Corn Products Refining Co. vs Shangrila Food Products Ltd. 1959 AIR 1960 SC 142

 

Corn Products Refining Co. vs Shangrila Food Products Ltd. 1959 AIR 1960 SC 142

 

FACTS

 The appellant is a corporation which had registered the mark “Glocovita” under the Trade Marks Act, 1940, in respect of a substance used as food or as an ingredient in food containing glucose powder mixed with vitamins. Seven years later, the respondent, a manufacturer of biscuits, made the application for registration of the mark “Gluvita” and it agreed to limit the registration only to biscuits. The appellant opposed the respondent’s application.

 

PROCEDURAL HISTORY

On appeal the Deputy Registrar held that the respondent’s proposed trade mark registration could not be refused because, firstly, biscuits were not goods of the same description as glucose powder mixed with vitamins. 

Secondly, the words “Glucovita” and “Gluvita” were not visually or phonetically similar. On Appeal to the Bombay High Court, the court set aside the Deputy Registrar’s order and held that the respondent’s mark could not be registered.

The Respondent appealed in the same High Court, which held that its mark cannot be refused to register. The appellant finally appealed to the Supreme Court.

 

ISSUE

Whether the goods are of the same description as glucose powder mixed with vitamins in the two products was in the same class?

Whether the words ‘Glucovita' and ‘Gluvita' were not visually or phonetically similar and that there was no reasonable likelihood of any deception being caused by or any confusion arising from, the use of the respondent's proposed mark?

 

HELD

The mark ‘Glucovita' has acquired a reputation among the general buying public.

Though the goods are not of the same description but there is evidence that glucose is used in the manufacture of biscuits. That would establish a trade connection between the two commodities, namely, glucose manufactured by the appellant and the biscuits produced by the respondent.

 An average purchaser would therefore be likely to think that the respondent's ‘Gluvita biscuits' were made with the appellant's ‘Glucovita' glucose. Biscuits containing glucose are manufactured with liquid glucose whereas the appellant's mark only concerns powder glucose. We will assume that only liquid glucose is used in the manufacture of biscuits with glucose.

But there is nothing to show that an average buyer knows with what kind of glucose, biscuits containing glucose are or can be made with. That there is trade connection between glucose and biscuits and a likelihood of confusion or deception arising therefrom would appear from the fact stated by the appellant that it received from a tradesman an enquiry for biscuits manufactured by it under its mark ‘Glucovita'.

The tradesman making the enquiry apparently thought that the manufacturer of ‘Glucovita' glucose was likely to manufacture biscuits with glucose; he did not worry whether biscuits were made with powder or liquid glucose.
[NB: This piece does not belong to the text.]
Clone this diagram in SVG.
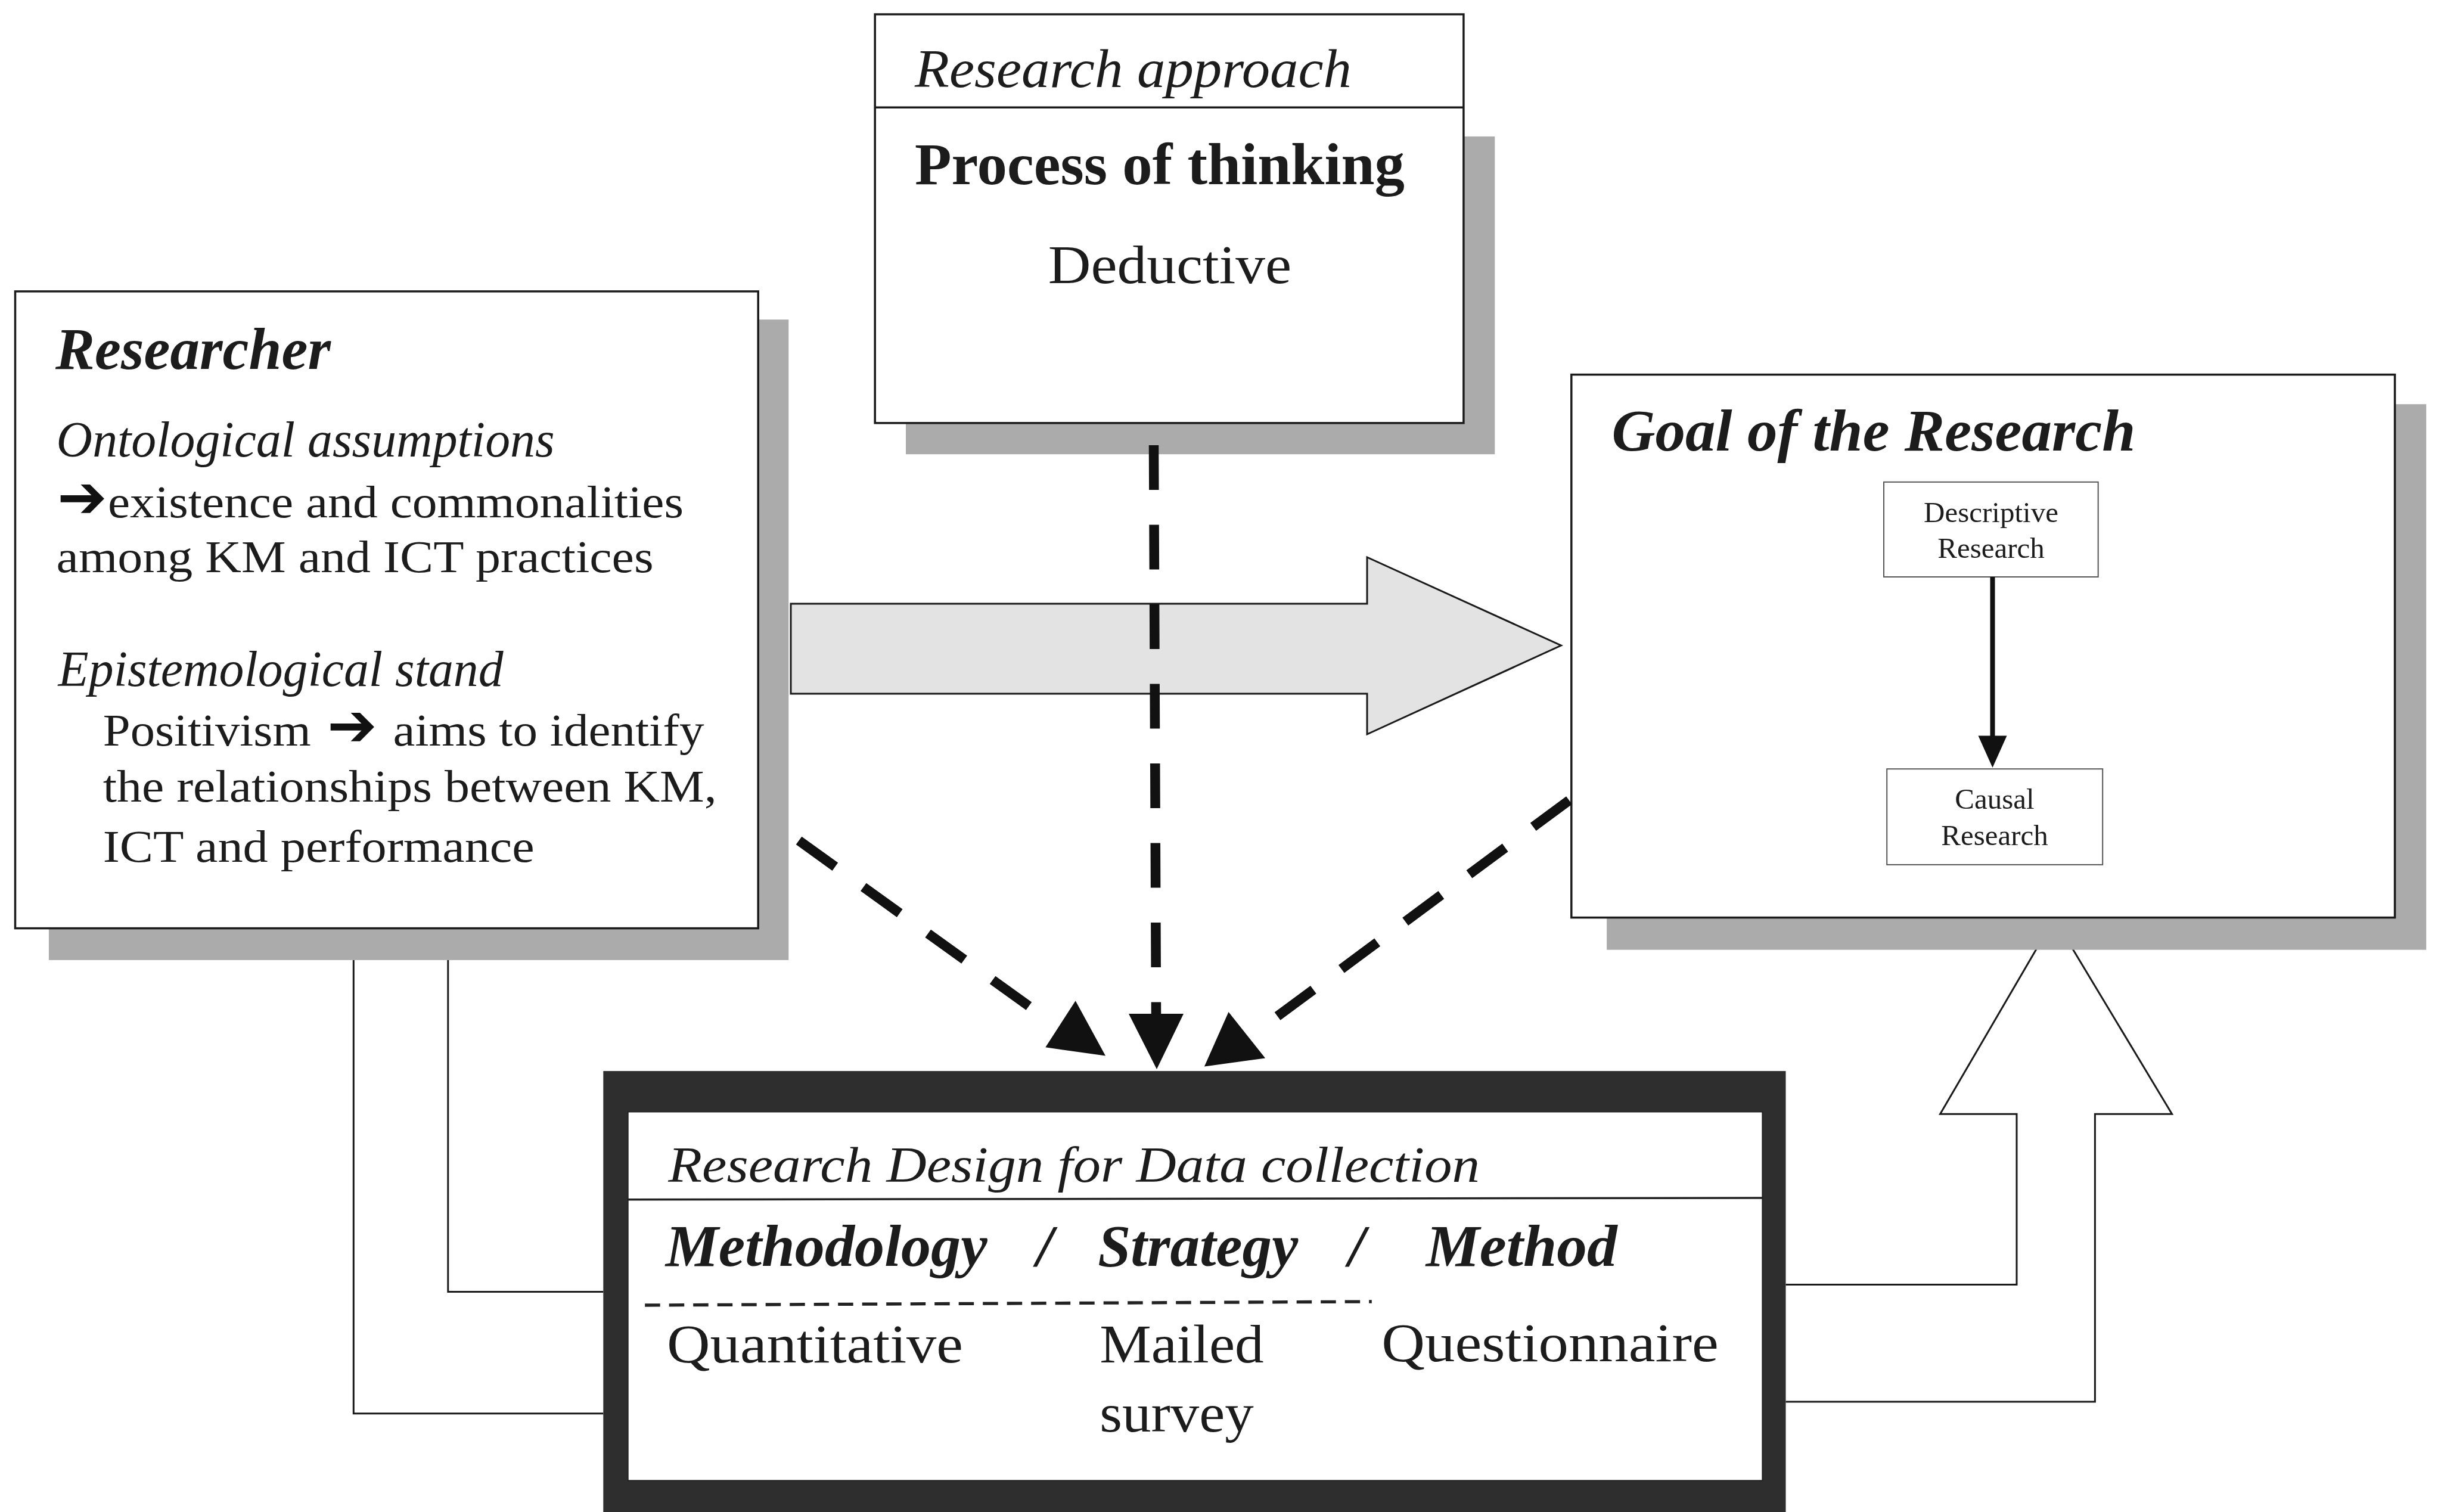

The commodities concerned in the present case are so connected as to make confusion or deception likely in view of the similarity of the two trade-marks.

‘Glucovita' has acquired a reputation among the general buying public. The marks with which this case is concerned are similar. Apart from the syllable “co” in the appellant's mark, the two marks are identical. That syllable is not such as would enable the buyers in our country to distinguish the one mark from the other.

Again, in deciding the question of similarity between the two marks we have to approach it from the point of view of a man of average intelligence and of imperfect recollection. To such a man the overall structural and phonetic similarity and the similarity of the idea in the two marks is reasonably likely to cause a confusion between them.

 

RULE

To determine the question of likelihood of deception or confusion between the identity of two competing marks or their close resemblance, the trade connection test should be applied.

Therefore, a trade connection between glucose and biscuits would appear to be established as a result of which, the commodities concerned are so connected as likely to create confusion or deception in view of the similarity of the two trademarks.

The Court said that the two marks are so similar so as to cause confusion to the public and hence allowed the appeal.